» Objective
Output solely the number of lines containing the string "this".

Source code of charts:
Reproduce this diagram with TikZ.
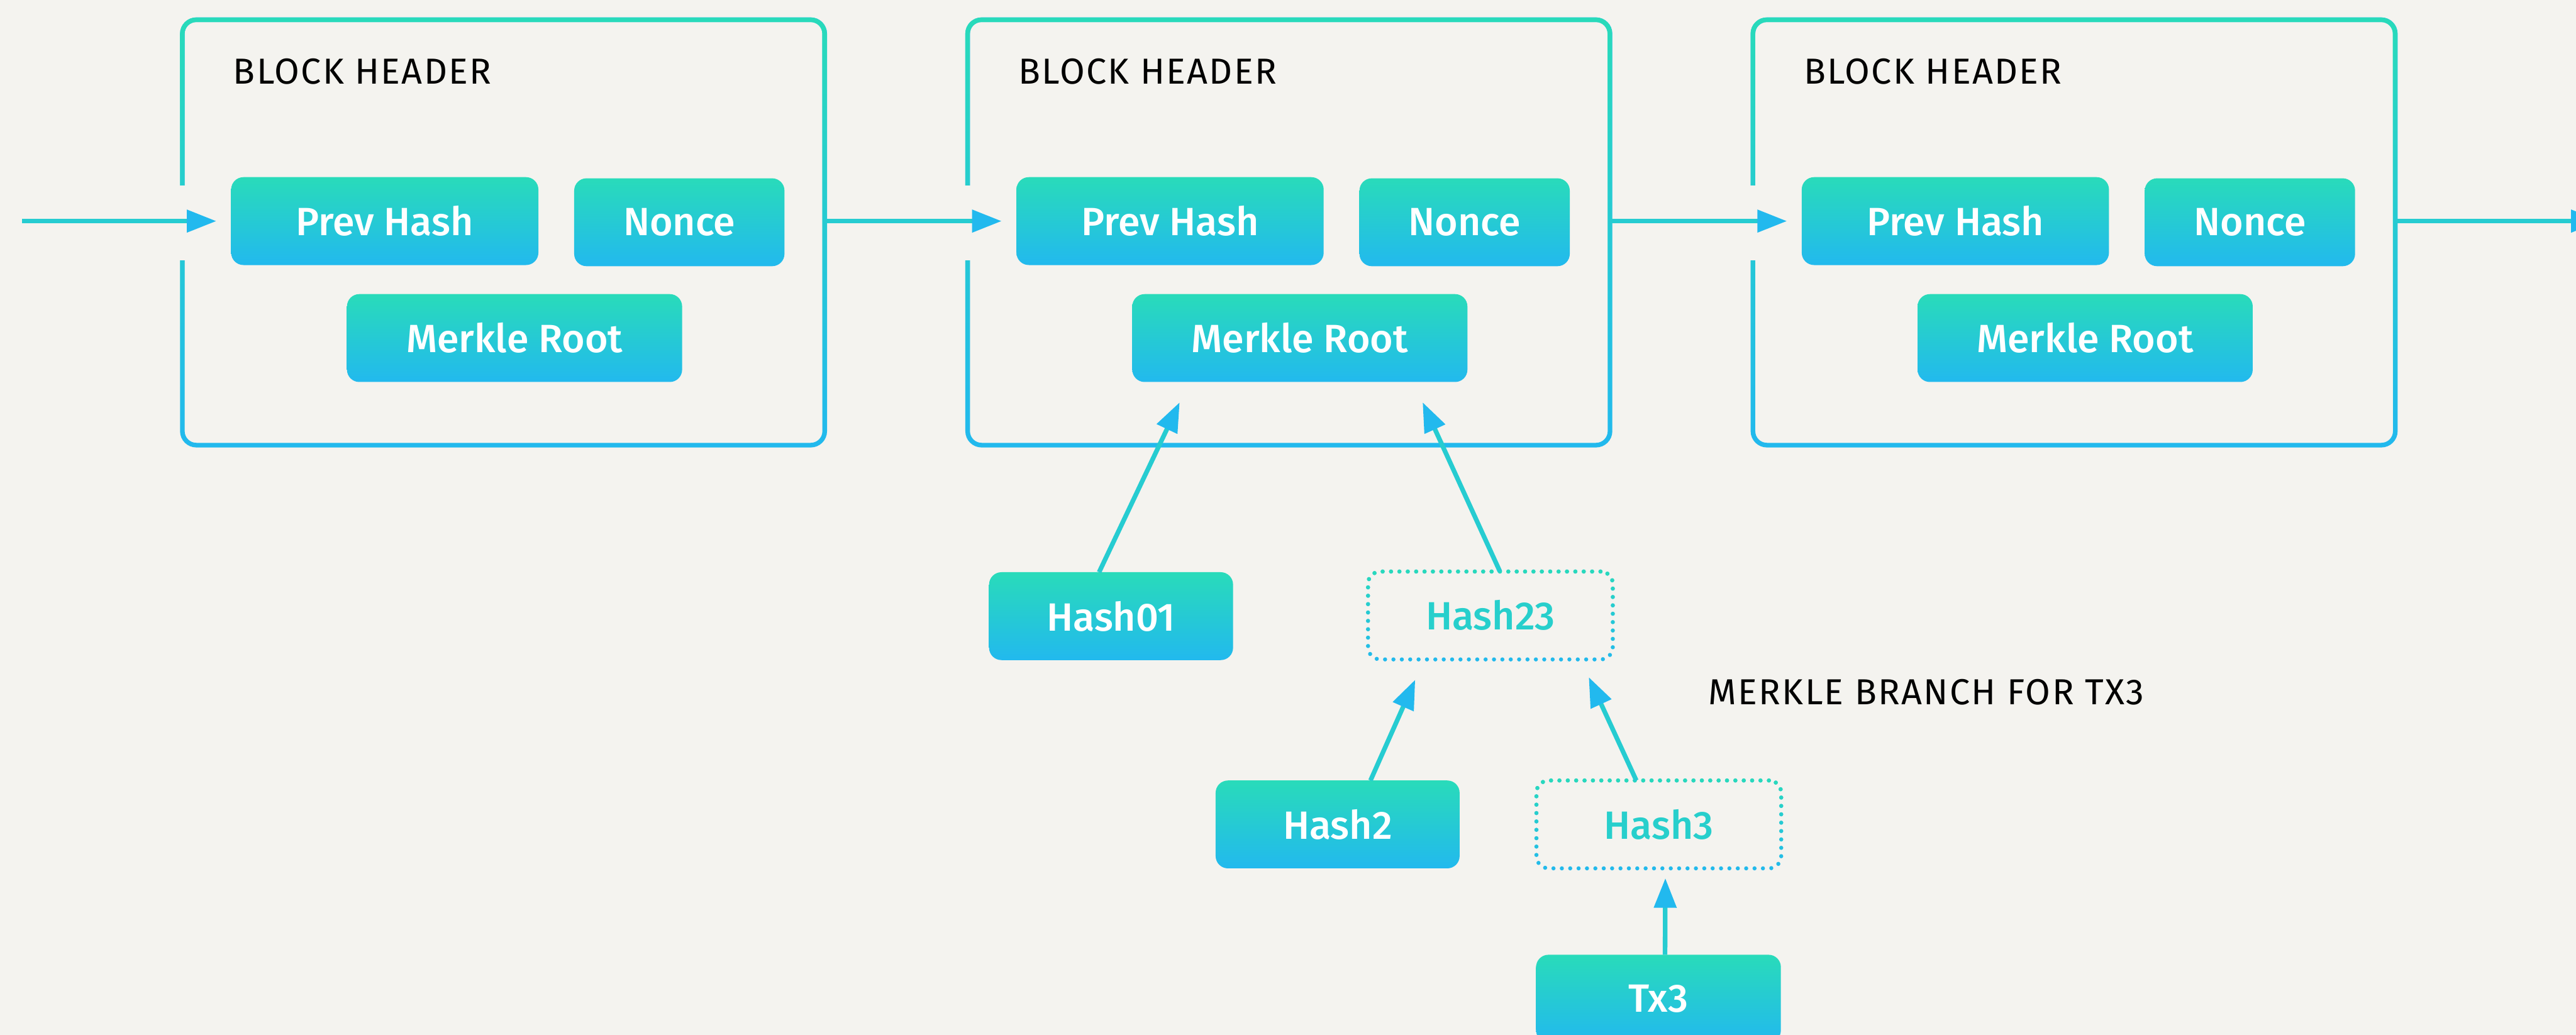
\documentclass[tikz,border=0pt]{standalone}
\usepackage{fontspec}
\setmainfont{Fira Sans}
\newfontfamily\labelfont{Fira Sans}[UprightFont=* Medium]
\newfontfamily\capsfont{Fira Sans}[LetterSpace=4]
\usepackage{tikz}
\usetikzlibrary{calc}
\usetikzlibrary{positioning,arrows.meta,fadings}
\definecolor{hteal}{RGB}{41,219,186}
\definecolor{hblue}{RGB}{34,185,238}
\definecolor{paper}{RGB}{244,243,239}

\tikzset{
        header/.style={inner sep=0pt, outer sep=0pt, anchor=base west, text=black,
                       font=\capsfont\fontsize{22}{24}\selectfont},
        field/.style={rounded corners=7.5pt, top color=hteal, bottom color=hblue,
                      minimum height=53.5pt, inner sep=0pt, outer sep=0pt, text=white,
                      font=\labelfont\fontsize{24}{26}\selectfont},
        ghost/.style={draw=hblue, line width=2.5pt, dash pattern=on 0pt off 5.1pt, line cap=round,
                      rounded corners=7.5pt, minimum width=149pt, minimum height=53.5pt,
                      inner sep=0pt, outer sep=0pt, text=hteal!65!hblue,
                      font=\labelfont\fontsize{24}{26}\selectfont,
                      postaction={draw=hteal, path fading=south}},
        blockbox/.style={draw=hblue, line width=2.8pt, rounded corners=8.5pt,
                         minimum width=391pt, minimum height=259pt, inner sep=0pt, outer sep=0pt,
                         postaction={draw=hteal, path fading=south}},
        link/.style={draw=hteal!55!hblue, line width=2.8pt,
                     -{Triangle[length=18pt, width=13.3pt, color=hblue]}}
}

\begin{document}
\begin{tikzpicture}[x=1pt, y=-1pt]
        \clip (0,0) rectangle (1568,630);
        \fill[paper] (0,0) rectangle (1568,630);

        \node[blockbox] (blk1) at (306.5, 141.5) {};
        \node[blockbox] (blk2) at (784.5, 141.5) {};
        \node[blockbox] (blk3) at (1262.5, 141.5) {};
        \fill[paper] ($(blk1.west)+(-3,-28.7)$) rectangle ($(blk1.west)+(3,17)$);
        \fill[paper] ($(blk2.west)+(-3,-28.7)$) rectangle ($(blk2.west)+(3,17)$);
        \fill[paper] ($(blk3.west)+(-3,-28.7)$) rectangle ($(blk3.west)+(3,17)$);

        \node[header] (head1) at (142, 51) {BLOCK HEADER};
        \node[field, minimum width=187pt] (prev1) at (234.2, 134.6) {Prev Hash};
        \node[field, minimum width=128pt] (nonce1) at (413.5, 135.3) {Nonce};
        \node[field, minimum width=204pt] (root1) at (313.2, 205.8) {Merkle Root};

        \node[header] (head2) at (620, 51) {BLOCK HEADER};
        \node[field, minimum width=187pt] (prev2) at (712.2, 134.6) {Prev Hash};
        \node[field, minimum width=128pt] (nonce2) at (891.5, 135.3) {Nonce};
        \node[field, minimum width=204pt] (root2) at (791.2, 205.8) {Merkle Root};

        \node[header] (head3) at (1098, 51) {BLOCK HEADER};
        \node[field, minimum width=187pt] (prev3) at (1190.2, 134.6) {Prev Hash};
        \node[field, minimum width=128pt] (nonce3) at (1369.5, 135.3) {Nonce};
        \node[field, minimum width=204pt] (root3) at (1269.2, 205.8) {Merkle Root};

        \node[field, minimum width=148.5pt] (hash01) at (676.3, 375.1) {Hash01};
        \node[ghost] (hash23) at (907.2, 374.7) {Hash23};
        \node[field, minimum width=148.5pt] (hash2) at (814.2, 501.9) {Hash2};
        \node[ghost] (hash3) at (1009.7, 501.9) {Hash3};
        \node[field, minimum width=149pt] (tx3) at (1009.5, 608) {Tx3};
        \node[header] (branch) at (1040, 428.9) {MERKLE BRANCH FOR TX3};

        \coordinate (chainin) at (13.5, 134.6);
        \coordinate (chainout) at (1592, 134.6);
        \draw[link, shorten >=9pt] (chainin) -- (prev1.west);
        \draw[link, shorten >=9pt] (blk1.east |- prev2.west) -- (prev2.west);
        \draw[link, shorten >=9pt] (blk2.east |- prev3.west) -- (prev3.west);
        \draw[link, shorten >=9pt] (blk3.east |- prev3.west) -- (chainout);

        \draw[link, shorten >=13.7pt] ([xshift=-7.3pt]hash01.north) -- ([xshift=-67.3pt]root2.south);
        \draw[link, shorten >=13.6pt] ([xshift=5.8pt]hash23.north) -- ([xshift=69.1pt]root2.south);
        \draw[link, shorten >=13.5pt] ([xshift=20pt]hash2.north) -- ([xshift=-40.3pt]hash23.south);
        \draw[link, shorten >=11.9pt] ([xshift=-13.7pt]hash3.north) -- ([xshift=54.9pt]hash23.south);
        \draw[link, shorten >=6pt] ([xshift=4pt]tx3.north) -- ([xshift=4pt]hash3.south);
\end{tikzpicture}
\end{document}
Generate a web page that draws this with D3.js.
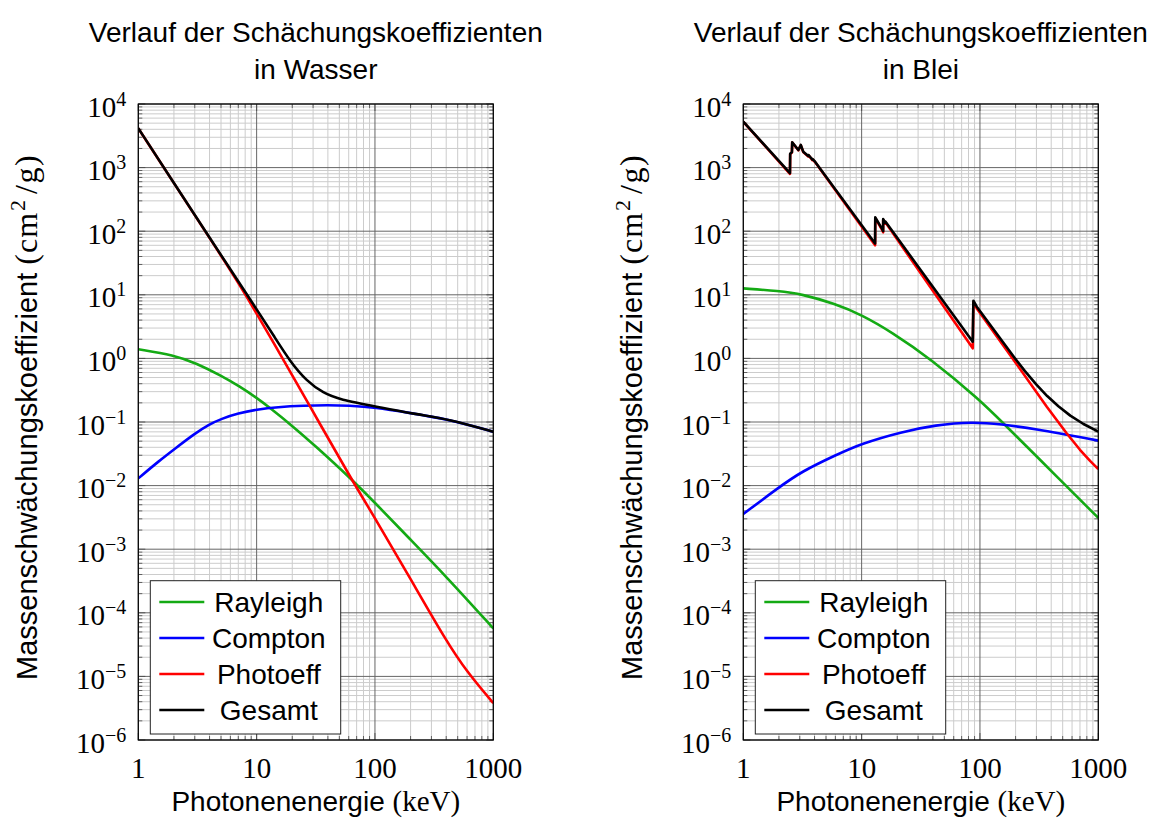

» Written reply
2